Opponents of pot legalization are saying that this is statistically insignificant. It might be, but imagine if teen pot use went up by the same percentage points. You know they’d say something like, “This study confirms what we’ve been saying for a long time – that legalizing harmful drugs like marijuana will only lead to more widespread use among teens.”

Could it be that making something like marijuana legal takes the thrill out of obtaining it? Underage kids like drinking alcohol, not because they have good taste, but because they know they’re not supposed to have it. They like smoking cigarettes, not because they enjoy the taste of tobacco, but because they know it’s illegal. Even though it’s still largely illegal in Colorado, the fact that restrictions have been loosened has perhaps taken the thrill out of getting it.
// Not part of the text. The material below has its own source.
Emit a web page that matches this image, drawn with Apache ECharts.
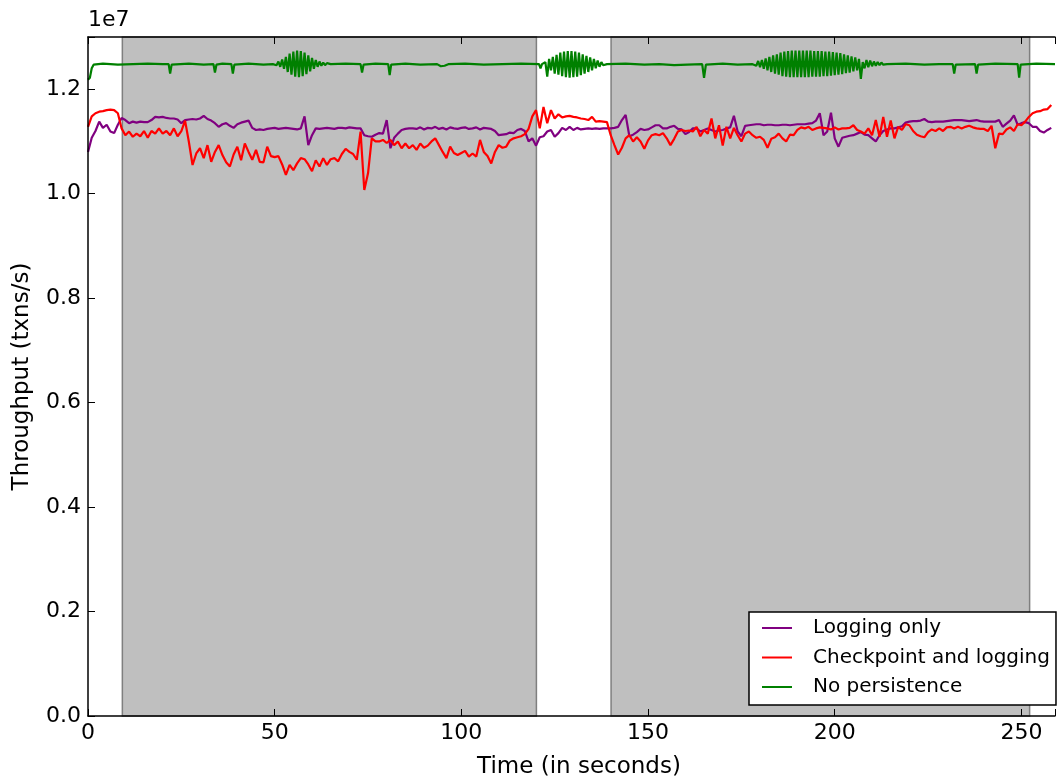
<!DOCTYPE html>
<html>
<head>
<meta charset="utf-8">
<script src="https://cdn.jsdelivr.net/npm/echarts@6/dist/echarts.min.js"></script>
<style>
  html, body { margin: 0; padding: 0; background: #fff; }
  #chart { width: 1058px; height: 778px; }
</style>
</head>
<body>
<div id="chart"></div>
<script>
// throughput in millions of txns/s, one sample per second (t = index)
const loggingOnly = [
  10.80, 11.07, 11.20, 11.38, 11.26, 11.32, 11.19, 11.16, 11.32, 11.45,
  11.41, 11.35, 11.38, 11.36, 11.38, 11.37, 11.37, 11.41, 11.47, 11.46,
  11.47, 11.45, 11.44, 11.44, 11.42, 11.35, 11.41, 11.42, 11.43, 11.42,
  11.44, 11.49, 11.43, 11.40, 11.35, 11.28, 11.33, 11.35, 11.30, 11.26,
  11.33, 11.36, 11.38, 11.40, 11.26, 11.22, 11.23, 11.22, 11.24, 11.25,
  11.26, 11.24, 11.25, 11.26, 11.25, 11.24, 11.23, 11.25, 11.48, 10.93,
  11.12, 11.25, 11.24, 11.25, 11.26, 11.25, 11.24, 11.26, 11.26, 11.25,
  11.27, 11.26, 11.25, 11.25, 11.12, 11.10, 11.09, 11.13, 11.16, 11.15,
  11.41, 10.87, 11.07, 11.15, 11.22, 11.24, 11.25, 11.25, 11.24, 11.27,
  11.23, 11.26, 11.25, 11.28, 11.24, 11.26, 11.23, 11.27, 11.25, 11.24,
  11.26, 11.27, 11.24, 11.25, 11.27, 11.23, 11.26, 11.25, 11.24, 11.20,
  11.12, 11.13, 11.14, 11.17, 11.16, 11.22, 11.24, 11.20, 11.00, 11.06,
  10.92, 11.08, 11.10, 11.19, 11.22, 11.09, 11.16, 11.26, 11.22, 11.28,
  11.22, 11.26, 11.23, 11.24, 11.25, 11.24, 11.25, 11.24, 11.25, 11.25,
  11.25, 11.26, 11.28, 11.41, 11.51, 11.10, 11.13, 11.18, 11.24, 11.22,
  11.23, 11.27, 11.31, 11.31, 11.25, 11.25, 11.28, 11.30, 11.24, 11.23,
  11.14, 11.18, 11.25, 11.25, 11.19, 11.22, 11.25, 11.22, 11.19, 11.21,
  11.22, 11.25, 11.27, 11.49, 11.19, 11.10, 11.30, 11.31, 11.32, 11.33,
  11.33, 11.31, 11.32, 11.32, 11.31, 11.31, 11.32, 11.32, 11.31, 11.32,
  11.33, 11.33, 11.33, 11.34, 11.35, 11.40, 11.54, 11.12, 11.19, 11.55,
  11.06, 10.90, 11.07, 11.09, 11.11, 11.12, 11.15, 11.18, 11.13, 11.12,
  11.06, 11.00, 11.12, 11.20, 11.23, 11.25, 11.25, 11.27, 11.29, 11.36,
  11.38, 11.39, 11.39, 11.40, 11.43, 11.38, 11.37, 11.38, 11.38, 11.38,
  11.39, 11.40, 11.41, 11.41, 11.41, 11.40, 11.39, 11.40, 11.41, 11.39,
  11.38, 11.38, 11.38, 11.38, 11.41, 11.28, 11.34, 11.40, 11.50, 11.32,
  11.35, 11.37, 11.35, 11.28, 11.28, 11.20, 11.17, 11.22, 11.26
];

const checkpointLogging = [
  11.28, 11.48, 11.54, 11.57, 11.58, 11.60, 11.61, 11.60, 11.54, 11.25,
  11.12, 11.19, 11.09, 11.15, 11.10, 11.20, 11.07, 11.20, 11.15, 11.25,
  11.15, 11.20, 11.12, 11.25, 11.10, 11.20, 11.40, 11.00, 10.55, 10.77,
  10.87, 10.68, 10.93, 10.61, 10.80, 10.93, 10.74, 10.60, 10.52, 10.75,
  10.90, 10.64, 10.96, 10.80, 10.65, 10.84, 10.61, 10.60, 10.90, 10.72,
  10.70, 10.72, 10.56, 10.36, 10.55, 10.45, 10.58, 10.68, 10.66, 10.56,
  10.43, 10.64, 10.52, 10.68, 10.55, 10.66, 10.68, 10.62, 10.76, 10.86,
  10.80, 10.76, 10.65, 11.19, 10.07, 10.39, 11.06, 11.00, 11.00, 11.03,
  10.97, 11.03, 10.93, 11.00, 10.87, 10.96, 10.87, 10.93, 10.84, 10.96,
  10.88, 10.92, 11.00, 11.06, 10.93, 10.80, 10.68, 10.90, 10.78, 10.74,
  10.78, 10.82, 10.71, 10.77, 10.71, 11.03, 10.80, 10.72, 10.58, 10.80,
  10.93, 10.88, 10.90, 11.02, 11.06, 11.08, 11.10, 11.14, 11.24, 11.48,
  11.60, 11.25, 11.66, 11.35, 11.60, 11.44, 11.52, 11.46, 11.48, 11.49,
  11.47, 11.46, 11.44, 11.43, 11.41, 11.47, 11.38, 11.39, 11.38, 11.37,
  11.12, 10.93, 10.75, 10.88, 11.06, 11.12, 11.00, 11.08, 11.00, 10.86,
  11.02, 11.12, 11.14, 11.12, 11.16, 11.06, 10.93, 11.05, 11.19, 11.22,
  11.20, 11.21, 11.19, 11.28, 11.10, 11.22, 11.15, 11.44, 11.06, 11.31,
  10.92, 11.28, 11.06, 11.26, 11.12, 11.00, 11.15, 11.19, 11.12, 11.07,
  11.09, 11.03, 10.88, 11.05, 11.08, 11.15, 11.06, 11.00, 11.13, 11.12,
  11.22, 11.27, 11.25, 11.28, 11.22, 11.25, 11.27, 11.26, 11.25, 11.23,
  11.27, 11.23, 11.25, 11.25, 11.26, 11.31, 11.22, 11.19, 11.15, 11.25,
  11.12, 11.41, 11.09, 11.47, 11.09, 11.40, 11.06, 11.28, 11.22, 11.33,
  11.31, 11.20, 11.13, 11.10, 11.08, 11.18, 11.23, 11.20, 11.25, 11.20,
  11.27, 11.28, 11.25, 11.28, 11.25, 11.28, 11.30, 11.27, 11.25, 11.24,
  11.24, 11.20, 11.30, 10.87, 11.15, 11.14, 11.23, 11.27, 11.20, 11.33,
  11.31, 11.38, 11.47, 11.54, 11.57, 11.58, 11.61, 11.62, 11.70
];

// [time (s), throughput (M txns/s)]
const noPersistence = [
  [0, 12.18], [0.5, 12.22], [1, 12.40], [1.5, 12.47], [4, 12.49], [8, 12.47], [12, 12.48],
  [16, 12.49], [20, 12.48], [21.6, 12.48], [22, 12.30], [22.4, 12.47], [27, 12.49],
  [31, 12.47], [33.6, 12.48], [34, 12.32], [34.4, 12.47], [36, 12.49], [38.4, 12.48],
  [38.8, 12.30], [39.2, 12.47], [43, 12.49], [47, 12.47], [49.5, 12.48],
  [50, 12.50], [50.5, 12.46], [51, 12.53], [51.5, 12.43], [52, 12.57], [52.5, 12.39],
  [53, 12.62], [53.5, 12.33], [54, 12.68], [54.5, 12.28], [55, 12.72], [55.5, 12.24],
  [56, 12.74], [56.5, 12.23], [57, 12.73], [57.5, 12.25], [58, 12.70], [58.5, 12.29],
  [59, 12.65], [59.5, 12.34], [60, 12.60], [60.5, 12.39], [61, 12.56], [61.5, 12.43],
  [62, 12.53], [62.5, 12.45], [63, 12.51], [63.5, 12.46], [64, 12.50], [64.5, 12.47],
  [65, 12.48], [69, 12.49], [73, 12.48], [73.4, 12.32], [73.8, 12.47], [77, 12.49],
  [80.4, 12.48], [80.8, 12.27], [81.2, 12.47], [85, 12.49], [89, 12.47], [93.5, 12.48],
  [94.5, 12.44], [95.5, 12.45], [96.5, 12.48], [101, 12.49], [106, 12.47], [111, 12.48],
  [116, 12.49], [120.8, 12.48], [121.2, 12.40], [121.6, 12.48], [122, 12.48],
  [122.5, 12.52], [123, 12.24], [123.5, 12.58], [124, 12.36], [124.5, 12.62], [125, 12.30],
  [125.5, 12.66], [126, 12.28], [126.5, 12.70], [127, 12.25], [127.5, 12.72], [128, 12.23],
  [128.5, 12.73], [129, 12.22], [129.5, 12.73], [130, 12.23], [130.5, 12.72], [131, 12.24],
  [131.5, 12.70], [132, 12.27], [132.5, 12.67], [133, 12.30], [133.5, 12.64], [134, 12.33],
  [134.5, 12.61], [135, 12.36], [135.5, 12.58], [136, 12.40], [136.5, 12.55], [137, 12.43],
  [137.5, 12.52], [138, 12.46], [138.5, 12.49], [139, 12.48], [144, 12.49], [149, 12.47],
  [153, 12.48], [157, 12.46], [160.5, 12.47], [164.5, 12.48], [165, 12.22], [165.5, 12.47],
  [170, 12.49], [174, 12.47], [178, 12.48],
  [178.5, 12.50], [179, 12.45], [179.5, 12.54], [180, 12.42], [180.5, 12.56], [181, 12.39],
  [181.5, 12.59], [182, 12.36], [182.5, 12.62], [183, 12.33], [183.5, 12.65], [184, 12.30],
  [184.5, 12.67], [185, 12.28], [185.5, 12.70], [186, 12.25], [186.5, 12.72], [187, 12.24],
  [187.5, 12.73], [188, 12.23], [188.5, 12.74], [189, 12.23], [189.5, 12.74], [190, 12.23],
  [190.5, 12.74], [191, 12.23], [191.5, 12.74], [192, 12.23], [192.5, 12.74], [193, 12.23],
  [193.5, 12.74], [194, 12.24], [194.5, 12.73], [195, 12.24], [195.5, 12.73], [196, 12.24],
  [196.5, 12.73], [197, 12.25], [197.5, 12.72], [198, 12.25], [198.5, 12.72], [199, 12.26],
  [199.5, 12.71], [200, 12.27], [200.5, 12.70], [201, 12.28], [201.5, 12.69], [202, 12.29],
  [202.5, 12.67], [203, 12.31], [203.5, 12.65], [204, 12.32], [204.5, 12.63], [205, 12.34],
  [205.5, 12.61], [206, 12.36], [206.5, 12.58], [207, 12.20], [207.5, 12.52], [208, 12.40],
  [208.5, 12.56], [209, 12.42], [209.5, 12.55], [210, 12.44], [210.5, 12.53], [211, 12.45],
  [211.5, 12.52], [212, 12.46], [212.5, 12.51], [213, 12.47], [213.5, 12.50], [214, 12.48],
  [219, 12.49], [224, 12.47], [228, 12.48], [231.6, 12.48], [232, 12.30], [232.4, 12.47],
  [237.6, 12.48], [238, 12.30], [238.4, 12.47], [243, 12.49], [249, 12.48], [249.4, 12.22],
  [249.8, 12.47], [254, 12.49], [259, 12.48]
];

const shadedSpans = [[9.2, 120.1], [140.1, 252.2]];
const seriesNames = ['Logging only', 'Checkpoint and logging', 'No persistence'];
const seriesColors = ['#800080', '#ff0000', '#008000'];
const xTicks = [0, 50, 100, 150, 200, 250];
const yTicks = [0, 2, 4, 6, 8, 10, 12];

const FONT = 'DejaVu Sans';
const chart = echarts.init(document.getElementById('chart'), null, { renderer: 'canvas' });

const axisLineStyle = { color: '#000', width: 1.5 };

chart.setOption({
  backgroundColor: '#fff',
  animation: false,
  grid: { left: 88, top: 37, width: 971, height: 679, containLabel: false },
  xAxis: [
    {
      type: 'value', min: 0, max: 259, interval: 50, z: 10,
      axisLine: { show: true, lineStyle: axisLineStyle },
      axisTick: { show: true, inside: true, length: 7, lineStyle: { color: '#000', width: 1 } },
      axisLabel: {
        fontFamily: FONT, fontSize: 22, color: '#000', margin: 6,
        formatter: (v) => (xTicks.includes(v) ? String(v) : ''),
      },
      splitLine: { show: false },
    },
    {
      type: 'value', position: 'top', min: 0, max: 259, interval: 50, z: 10,
      axisLine: { show: true, lineStyle: axisLineStyle },
      axisTick: { show: true, inside: true, length: 7, lineStyle: { color: '#000', width: 1 } },
      axisLabel: { show: false },
      splitLine: { show: false },
    },
  ],
  yAxis: {
    type: 'value', min: 0, max: 13, interval: 2, z: 10,
    axisLine: { show: true, lineStyle: axisLineStyle },
    axisTick: { show: true, inside: true, length: 7, lineStyle: { color: '#000', width: 1 } },
    axisLabel: {
      fontFamily: FONT, fontSize: 22, color: '#000', margin: 7,
      formatter: (v) => (yTicks.includes(v) ? (v / 10).toFixed(1) : ''),
    },
    splitLine: { show: false },
  },
  legend: {
    orient: 'vertical',
    left: 749, top: 612,
    padding: [6, 6, 8, 13],
    itemGap: 9.5,
    itemWidth: 30, itemHeight: 2,
    icon: 'rect',
    backgroundColor: '#fff',
    borderColor: '#000', borderWidth: 1.5, borderRadius: 0,
    textStyle: { fontFamily: FONT, fontSize: 20, color: '#000', lineHeight: 20, padding: [0, 0, 0, 16] },
    data: seriesNames,
  },
  graphic: [
    { type: 'text', left: 88, top: 9, style: { text: '1e7', font: `22px "${FONT}"`, fill: '#000' } },
    {
      type: 'text', x: 22, y: 376.5, rotation: Math.PI / 2,
      style: { text: 'Throughput (txns/s)', font: `23px "${FONT}"`, fill: '#000', align: 'center', verticalAlign: 'middle' },
    },
    {
      type: 'text', x: 579, y: 767,
      style: { text: 'Time (in seconds)', font: `23px "${FONT}"`, fill: '#000', align: 'center', verticalAlign: 'middle' },
    },
  ],
  series: [
    {
      name: seriesNames[0], type: 'line', showSymbol: false, symbol: 'none',
      data: loggingOnly.map((v, i) => [i, v]),
      lineStyle: { color: seriesColors[0], width: 2.2 },
      itemStyle: { color: seriesColors[0] },
      markArea: {
        silent: true,
        itemStyle: { color: '#bfbfbf', borderColor: '#7f7f7f', borderWidth: 1.5 },
        data: shadedSpans.map(([a, b]) => [{ xAxis: a }, { xAxis: b }]),
      },
      z: 2,
    },
    {
      name: seriesNames[1], type: 'line', showSymbol: false, symbol: 'none',
      data: checkpointLogging.map((v, i) => [i, v]),
      lineStyle: { color: seriesColors[1], width: 2.2 },
      itemStyle: { color: seriesColors[1] },
      z: 3,
    },
    {
      name: seriesNames[2], type: 'line', showSymbol: false, symbol: 'none',
      data: noPersistence,
      lineStyle: { color: seriesColors[2], width: 2.2 },
      itemStyle: { color: seriesColors[2] },
      z: 4,
    },
  ],
});
</script>
</body>
</html>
I’m not arguing that we should cater to teen angst and legalize marijuana as sort of a reverse psychology ploy. I think it should be legalized for the same reason that conservatives are opposed to Bloomberg’s soda ban. Do people overindulge in sugary drinks? Most definitely. And they’ll overindulge whether there’s a law criminalizing it or not.

If you’re truly for getting the government out of your personal life and habits, and if you’re truly for personal responsibility and for dealing with the consequences of your own personal decisions, then you should want the government out of the business regulating plants.